Congratulations to Athanasios A. Nathanail with passing his PhD viva with “flying colours” examined by Prof Dorrik Stow and Prof Mikhail Kanevski.
The thesis offers a comprehensive insight into how AI can aid capture deposition interpretational uncertainty from outcrop patterns to make inferences about the conceptual model uncertainty based on the limited in core data and the heritage geological domain knowledge encapsulated in sedimentary literature and reports.
Athos’s work is a fine example of how AI can aid boost efficiency in scaling up routine geological interpretation tasks, quantitative evaluation of interpretational uncertainty and generate added value from consolidate domain knowledge from heritage records.
This thesis demonstrates a novel approach to dealing with interpretational uncertainty by developing an AI system able to learn valuable geological information from surface data (outcrop images), link this knowledge to the fragmented data of the subsurface (core data), and finally, interpret the depositional environment. On the other hand, this AI system can provide a broader range of possible concepts and ideas for the same data because the model has learned from a larger pool of data and data combinations. This overcomes the risk of developing only a limited number of concepts by an expert geologist, with one concept being more prominent than the others.

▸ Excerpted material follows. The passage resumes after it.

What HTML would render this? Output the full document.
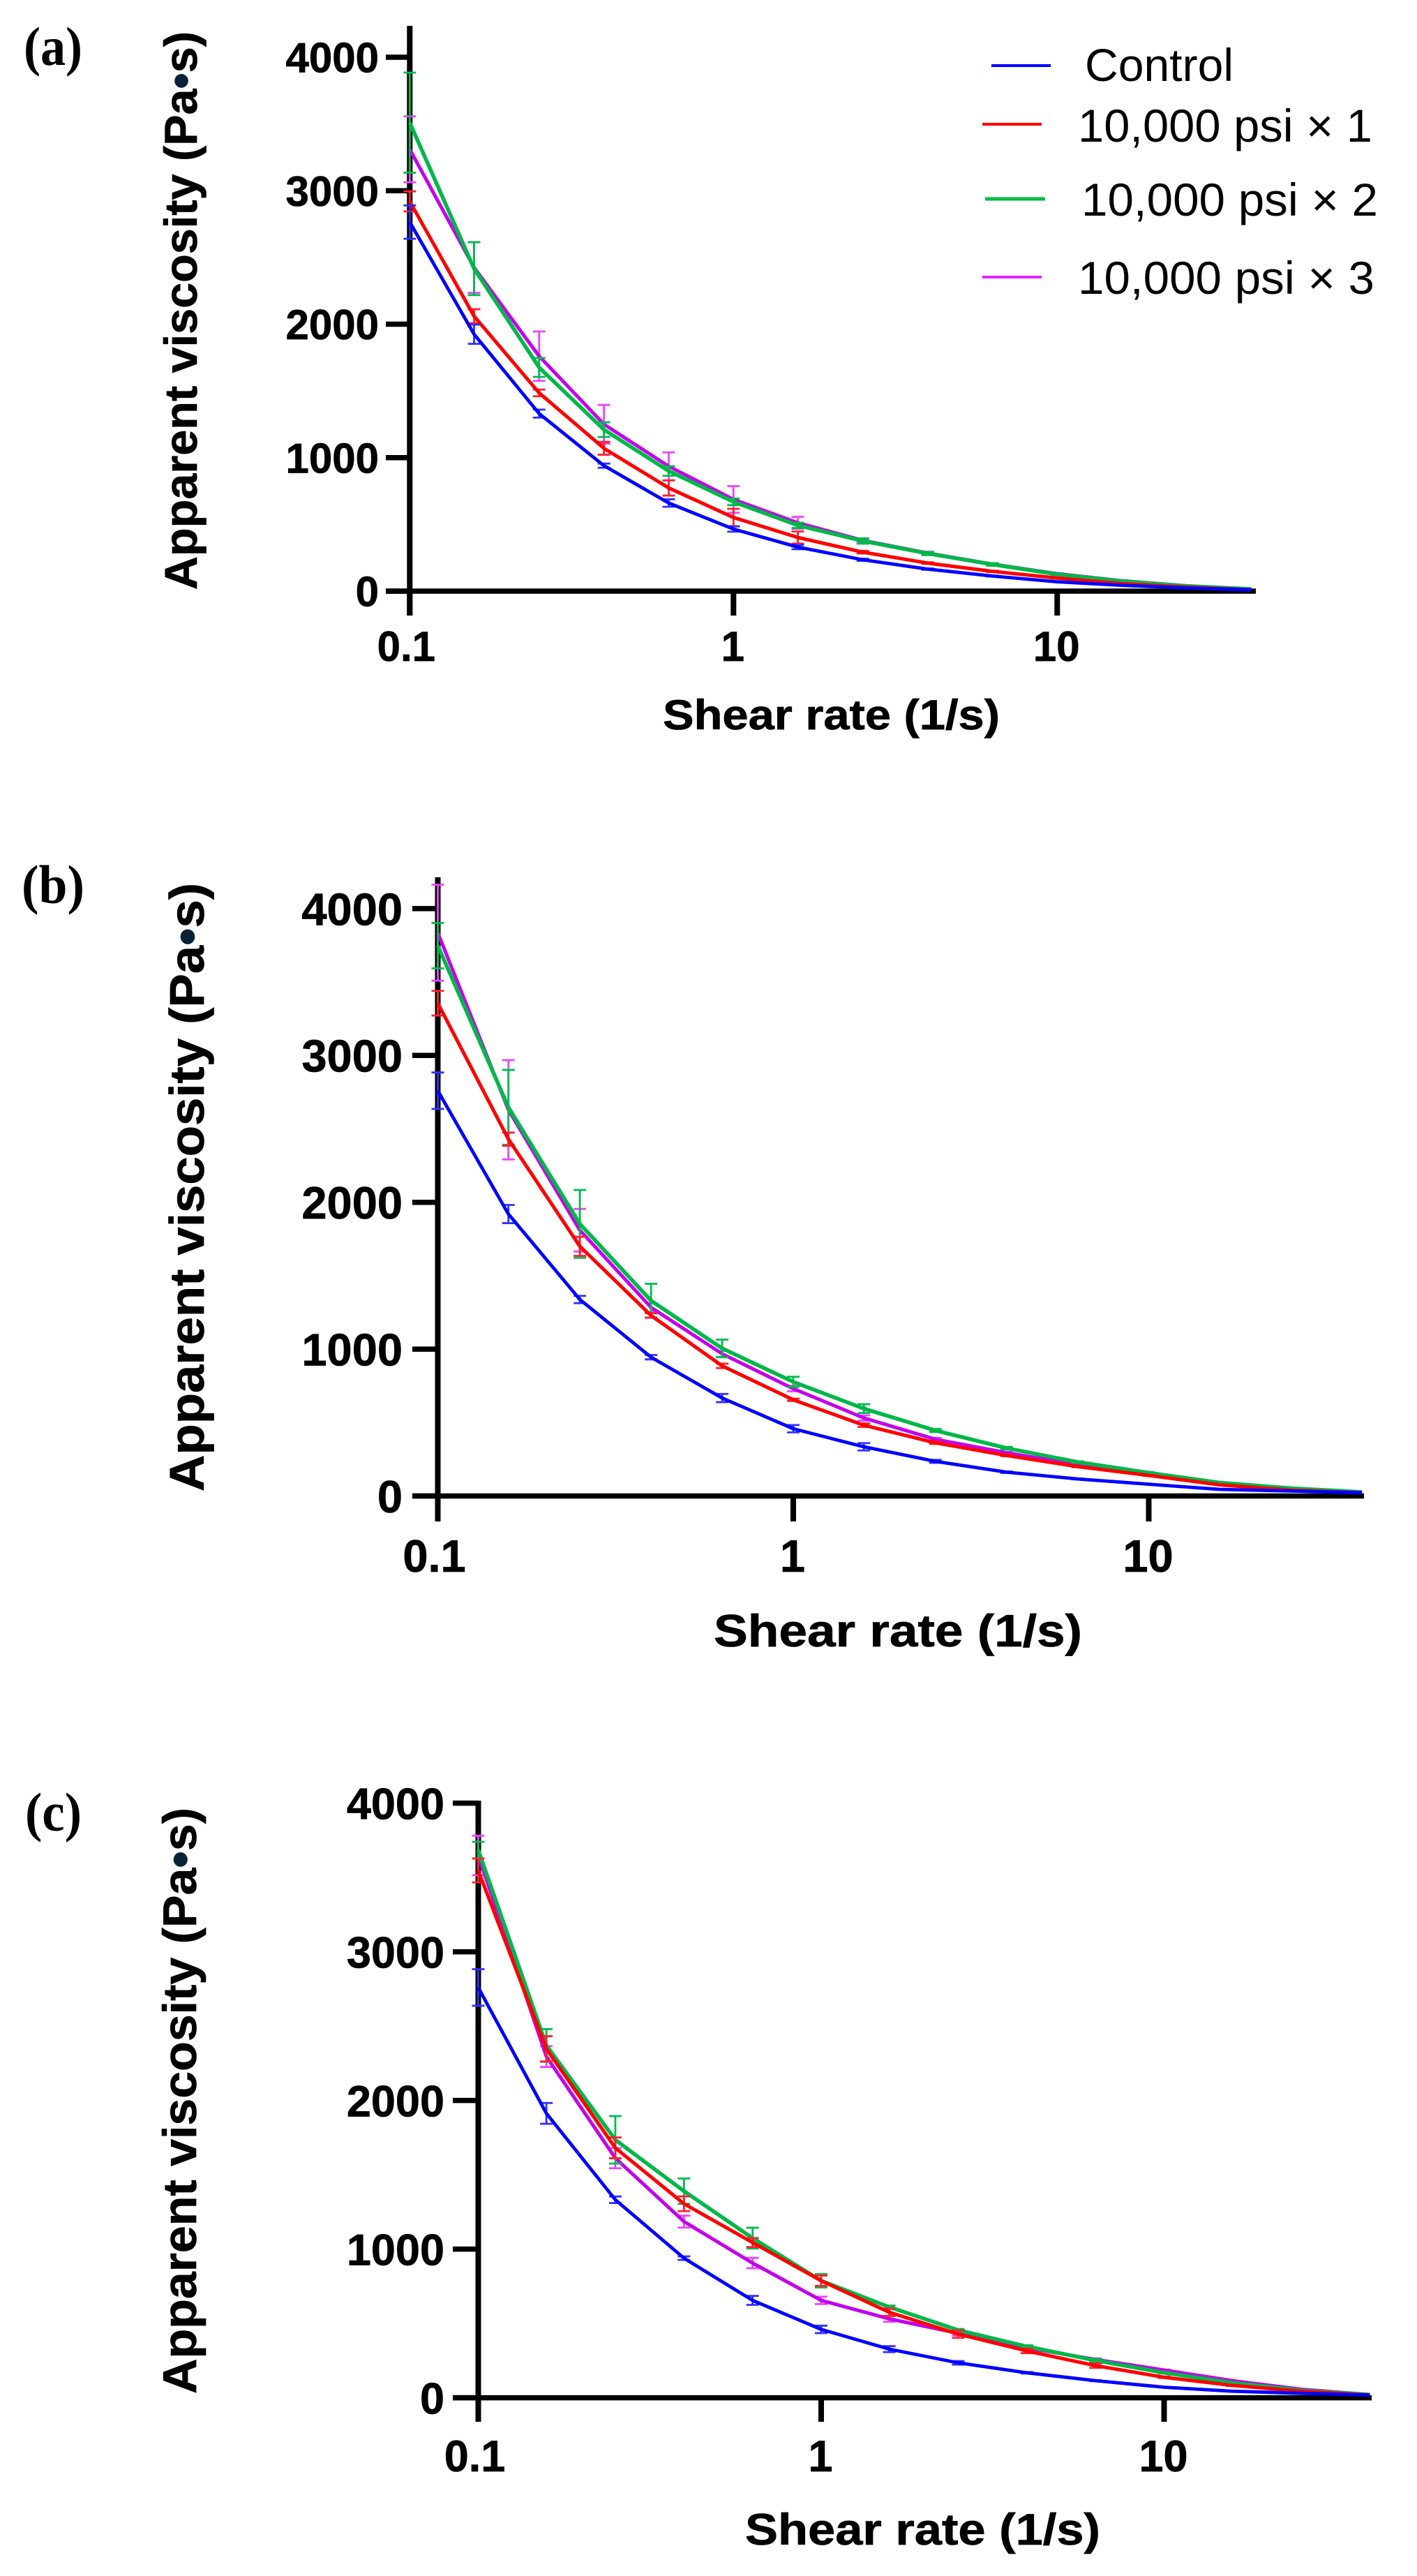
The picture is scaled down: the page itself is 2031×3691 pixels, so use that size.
<!DOCTYPE html>
<html lang="en">
<head>
<meta charset="utf-8">
<title>Apparent viscosity vs shear rate</title>
<style>
  html, body { margin: 0; padding: 0; background: #fff; }
  svg { display: block; font-family: "Liberation Sans", Arial, sans-serif; }
  .ttl { font-weight: bold; fill: #000; stroke: #000; stroke-width: 0.7px; }
  .plab { font-family: "Liberation Serif", serif; font-weight: bold; font-size: 78px; fill: #000; }
  .leg { font-size: 66px; fill: #000; }
</style>
</head>
<body>
<svg id="figure" xmlns="http://www.w3.org/2000/svg" width="2031" height="3691" viewBox="0 0 2031 3691">
  <rect x="0" y="0" width="2031" height="3691" fill="#fff"/>

  <text class="plab" x="34" y="93" textLength="84" lengthAdjust="spacingAndGlyphs">(a)</text>
  <text class="plab" x="31" y="1294" textLength="90" lengthAdjust="spacingAndGlyphs">(b)</text>
  <text class="plab" x="36" y="2623" textLength="81" lengthAdjust="spacingAndGlyphs">(c)</text>

  <text class="ttl" font-size="66" textLength="800" lengthAdjust="spacingAndGlyphs" transform="translate(282 845) rotate(-90)">Apparent viscosity (Pa<tspan fill="#0a2238" stroke="#0a2238">•</tspan>s)</text>
  <text class="ttl" font-size="60" textLength="483" lengthAdjust="spacingAndGlyphs" x="950" y="1045">Shear rate (1/s)</text>

  <text class="ttl" font-size="70" textLength="872" lengthAdjust="spacingAndGlyphs" transform="translate(292 2137) rotate(-90)">Apparent viscosity (Pa<tspan fill="#0a2238" stroke="#0a2238">•</tspan>s)</text>
  <text class="ttl" font-size="65" textLength="528" lengthAdjust="spacingAndGlyphs" x="1023" y="2359">Shear rate (1/s)</text>

  <text class="ttl" font-size="68" textLength="840" lengthAdjust="spacingAndGlyphs" transform="translate(281 3430) rotate(-90)">Apparent viscosity (Pa<tspan fill="#0a2238" stroke="#0a2238">•</tspan>s)</text>
  <text class="ttl" font-size="63" textLength="509" lengthAdjust="spacingAndGlyphs" x="1068" y="3646">Shear rate (1/s)</text>

  <g>
    <line x1="1421" y1="94" x2="1506" y2="94" stroke="#0000ff" stroke-width="4"/>
    <text class="leg" x="1555" y="116" textLength="213" lengthAdjust="spacingAndGlyphs">Control</text>
    <line x1="1408" y1="178" x2="1493" y2="178" stroke="#ff0000" stroke-width="4"/>
    <text class="leg" x="1545" y="203" textLength="422" lengthAdjust="spacingAndGlyphs">10,000 psi × 1</text>
    <line x1="1412" y1="285" x2="1498" y2="285" stroke="#00c040" stroke-width="5"/>
    <text class="leg" x="1550" y="309" textLength="425" lengthAdjust="spacingAndGlyphs">10,000 psi × 2</text>
    <line x1="1408" y1="397" x2="1493" y2="397" stroke="#e020ff" stroke-width="4"/>
    <text class="leg" x="1545" y="421" textLength="425" lengthAdjust="spacingAndGlyphs">10,000 psi × 3</text>
  </g>
</svg>

<script>
// Shared axis values
const shearRates = [0.1, 0.158, 0.251, 0.398, 0.631, 1, 1.58, 2.51, 3.98, 6.31, 10, 15.8, 25.1, 39.8];
const yTickValues = [0, 1000, 2000, 3000, 4000];
const yTickLabels = ['0', '1000', '2000', '3000', '4000'];
const xTickValues = [0.1, 1, 10];
const xTickLabels = ['0.1', '1', '10'];

// Panel (a)
const aControl = [2765, 1925, 1330, 940, 660, 465, 330, 235, 165, 113, 70, 44, 24, 10];
const aControlErr = [125, 72, 30, 16, 28, 20, 16, 8, 5, 3, 2, 1, 1, 0];
const aOnePass = [2920, 2060, 1485, 1070, 773, 552, 402, 292, 210, 148, 98, 56, 30, 10];
const aOnePassErr = [75, 52, 25, 48, 57, 65, 45, 10, 6, 5, 3, 2, 1, 0];
const aTwoPass = [3510, 2416, 1676, 1210, 900, 669, 493, 376, 282, 200, 126, 75, 38, 16];
const aTwoPassErr = [375, 198, 71, 55, 36, 25, 20, 20, 12, 10, 5, 3, 2, 1];
const aThreePass = [3310, 2425, 1760, 1250, 935, 687, 512, 380, 285, 202, 130, 78, 40, 15];
const aThreePassErr = [247, 190, 185, 145, 105, 100, 45, 15, 10, 8, 5, 3, 2, 1];

// Panel (b)
const bControl = [2760, 1920, 1338, 945, 667, 458, 335, 236, 162, 116, 80, 45, 34, 22];
const bControlErr = [124, 62, 25, 15, 28, 25, 25, 10, 5, 3, 2, 1, 1, 0];
const bOnePass = [3356, 2430, 1700, 1229, 886, 655, 482, 362, 276, 200, 140, 76, 40, 22];
const bOnePassErr = [84, 45, 65, 15, 15, 8, 12, 8, 5, 4, 3, 2, 1, 0];
const bTwoPass = [3748, 2647, 1853, 1330, 1005, 777, 595, 446, 326, 231, 158, 91, 53, 27];
const bTwoPassErr = [155, 255, 231, 115, 60, 35, 30, 10, 8, 5, 4, 2, 1, 0];
const bThreePass = [3836, 2630, 1810, 1284, 968, 731, 531, 386, 295, 213, 149, 85, 45, 22];
const bThreePassErr = [327, 338, 145, 30, 20, 18, 18, 10, 6, 4, 3, 2, 1, 0];

// Panel (c)
const cControl = [2760, 1913, 1332, 939, 655, 460, 327, 235, 168, 115, 71, 44, 30, 18];
const cControlErr = [123, 70, 22, 12, 30, 25, 20, 12, 5, 3, 2, 1, 1, 0];
const cOnePass = [3547, 2347, 1681, 1305, 1044, 787, 575, 428, 315, 216, 138, 83, 44, 18];
const cOnePassErr = [80, 85, 70, 50, 30, 35, 25, 25, 15, 15, 5, 3, 1, 0];
const cTwoPass = [3684, 2370, 1735, 1390, 1074, 787, 610, 455, 345, 251, 168, 101, 50, 21];
const cTwoPassErr = [56, 110, 160, 85, 70, 45, 10, 8, 8, 10, 4, 2, 1, 0];
const cThreePass = [3648, 2295, 1612, 1185, 906, 655, 531, 434, 336, 257, 186, 115, 57, 21];
const cThreePassErr = [133, 70, 68, 40, 35, 25, 20, 15, 8, 8, 4, 2, 1, 0];

const svgNS = 'http://www.w3.org/2000/svg';
const figure = document.getElementById('figure');

function make(parent, tag, attrs) {
  const el = document.createElementNS(svgNS, tag);
  for (const key in attrs) el.setAttribute(key, attrs[key]);
  parent.appendChild(el);
  return el;
}

function drawPanel(id, geo, series) {
  const xScale = v => geo.x0 + geo.decade * (Math.log10(v) + 1);
  const yScale = v => geo.y0 - geo.perUnit * v;

  const panel = make(figure, 'g', {});
  
  

  const yAxis = make(panel, 'line', { x1: geo.x0, x2: geo.x0, y1: geo.top, y2: geo.bottom, stroke: '#000', 'stroke-width': 8 });
  
  

  const xAxis = make(panel, 'line', { x1: geo.tickLeft, x2: geo.xEnd, y1: geo.y0, y2: geo.y0, stroke: '#000', 'stroke-width': 7.5 });
  
  

  yTickValues.forEach((v, i) => {
    const tick = make(panel, 'line', { x1: geo.tickLeft, x2: geo.x0, y1: yScale(v), y2: yScale(v), stroke: '#000', 'stroke-width': 7.5 });
    
    

    const label = make(panel, 'text', { x: geo.yLabelX, y: yScale(v) + geo.fontSize * 0.36, 'text-anchor': 'end', 'font-size': geo.fontSize, 'font-weight': 'bold', fill: '#000', stroke: '#000', 'stroke-width': 0.7 });
    label.textContent = yTickLabels[i];
    
    
  });

  xTickValues.forEach((v, i) => {
    const tick = make(panel, 'line', { x1: xScale(v), x2: xScale(v), y1: geo.y0, y2: geo.bottom, stroke: '#000', 'stroke-width': 8 });
    
    

    const label = make(panel, 'text', { x: xScale(v) + (i === 0 ? -5 : -1), y: geo.xLabelY, 'text-anchor': 'middle', 'font-size': geo.fontSize, 'font-weight': 'bold', fill: '#000', stroke: '#000', 'stroke-width': 0.7 });
    label.textContent = xTickLabels[i];
    
    
  });

  series.forEach(s => {
    const group = make(panel, 'g', {});
    
    

    shearRates.forEach((rate, i) => {
      if (s.err[i] < 3) return;
      const px = xScale(rate);
      const hi = yScale(s.mean[i] + s.err[i]);
      const lo = yScale(s.mean[i] - s.err[i]);
      const bar = make(group, 'path', {
        d: 'M' + px + ' ' + hi + 'V' + lo + 'M' + (px - 9) + ' ' + hi + 'H' + (px + 9) + 'M' + (px - 9) + ' ' + lo + 'H' + (px + 9),
        fill: 'none', stroke: s.errColor, 'stroke-width': 2.8
      });
      
      
    });

    const points = shearRates.map((rate, i) => xScale(rate) + ',' + yScale(s.mean[i])).join(' ');
    const curve = make(group, 'polyline', { points: points, fill: 'none', stroke: s.color, 'stroke-width': s.width, 'stroke-linejoin': 'round' });
    
    
  });
}

const colorThree = { color: '#c400ec', errColor: '#ee44ff', width: 5 };
const colorTwo = { color: '#00b848', errColor: '#00bb50', width: 5.5 };
const colorOne = { color: '#ff0000', errColor: '#ff2030', width: 5 };
const colorControl = { color: '#0000ff', errColor: '#3030ff', width: 4.8 };

drawPanel('a',
  { x0: 587.3, decade: 464, y0: 847, perUnit: 0.19125, top: 37, bottom: 882, tickLeft: 553, xEnd: 1800, yLabelX: 543, xLabelY: 947, fontSize: 60 },
  [
    Object.assign({ name: '3-pass', mean: aThreePass, err: aThreePassErr }, colorThree),
    Object.assign({ name: '2-pass', mean: aTwoPass, err: aTwoPassErr }, colorTwo),
    Object.assign({ name: '1-pass', mean: aOnePass, err: aOnePassErr }, colorOne),
    Object.assign({ name: 'control', mean: aControl, err: aControlErr }, colorControl)
  ]);

drawPanel('b',
  { x0: 627.5, decade: 509.5, y0: 2143.5, perUnit: 0.2104, top: 1257, bottom: 2180, tickLeft: 591, xEnd: 1955, yLabelX: 577, xLabelY: 2252, fontSize: 65 },
  [
    Object.assign({ name: '3-pass', mean: bThreePass, err: bThreePassErr }, colorThree),
    Object.assign({ name: '2-pass', mean: bTwoPass, err: bTwoPassErr }, colorTwo),
    Object.assign({ name: '1-pass', mean: bOnePass, err: bOnePassErr }, colorOne),
    Object.assign({ name: 'control', mean: bControl, err: bControlErr }, colorControl)
  ]);

drawPanel('c',
  { x0: 685.5, decade: 491.5, y0: 3435.6, perUnit: 0.213, top: 2580, bottom: 3470, tickLeft: 649, xEnd: 1966, yLabelX: 637, xLabelY: 3541, fontSize: 63 },
  [
    Object.assign({ name: '3-pass', mean: cThreePass, err: cThreePassErr }, colorThree),
    Object.assign({ name: '2-pass', mean: cTwoPass, err: cTwoPassErr }, colorTwo),
    Object.assign({ name: '1-pass', mean: cOnePass, err: cOnePassErr }, colorOne),
    Object.assign({ name: 'control', mean: cControl, err: cControlErr }, colorControl)
  ]);
</script>
</body>
</html>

Specifically, the thesis showcases a Supervised AI system that uses a novel combination of Computer Vision, Natural Language Processing (NLP), and Neural Networks to observe rocks, extract geological knowledge from a corpus of geological data, and embed this knowledge into a custom Neural Network model that combines all the information as a human geologist would into comprehensive interpretations. This approach represents the first attempt to identify the geological depositional environment using only two-dimensional images of sedimentary rocks to generate multiple interpretations, ranked according to the probability of each scenario, to capture the uncertainty. The goal was to create a system that learns from outcrops to apply this knowledge to new outcrop locations and extend this knowledge to other valuable geologic data, including core samples from the subsurface where interpretation is more challenging. Computer Vision algorithms were trained to analyse and segment images of outcrops and automatically learn, identify, and extract features such as rock textures and classify different types of sedimentary structures and lithology types. However, knowledge incorporation into computer vision and machine learning models has been challenging due to the multiple forms of knowledge representation. To make this feasible, NLP is used to elicit expert knowledge from the corpus of geological publications. By creating a customized Neural Network that utilizes the results of both Computer Vision and Natural Language Processing networks, it is possible to generate several different interpretations to predict the likelihood of an outcrop being formed by various depositional environments. The cumulative effect of observing multiple outcrops is to expand the spectrum of scenarios based on geological evidence and fully explore ideas available for interpretation. While the quality of ML-generated output may not surpass that of a human, it can be a valuable tool in providing an indicative overview of geological features.
Athos have shared the finding of his work at various conferences – IAMG, EAGE, and GeoDataScience and UQ knowledge sharing days.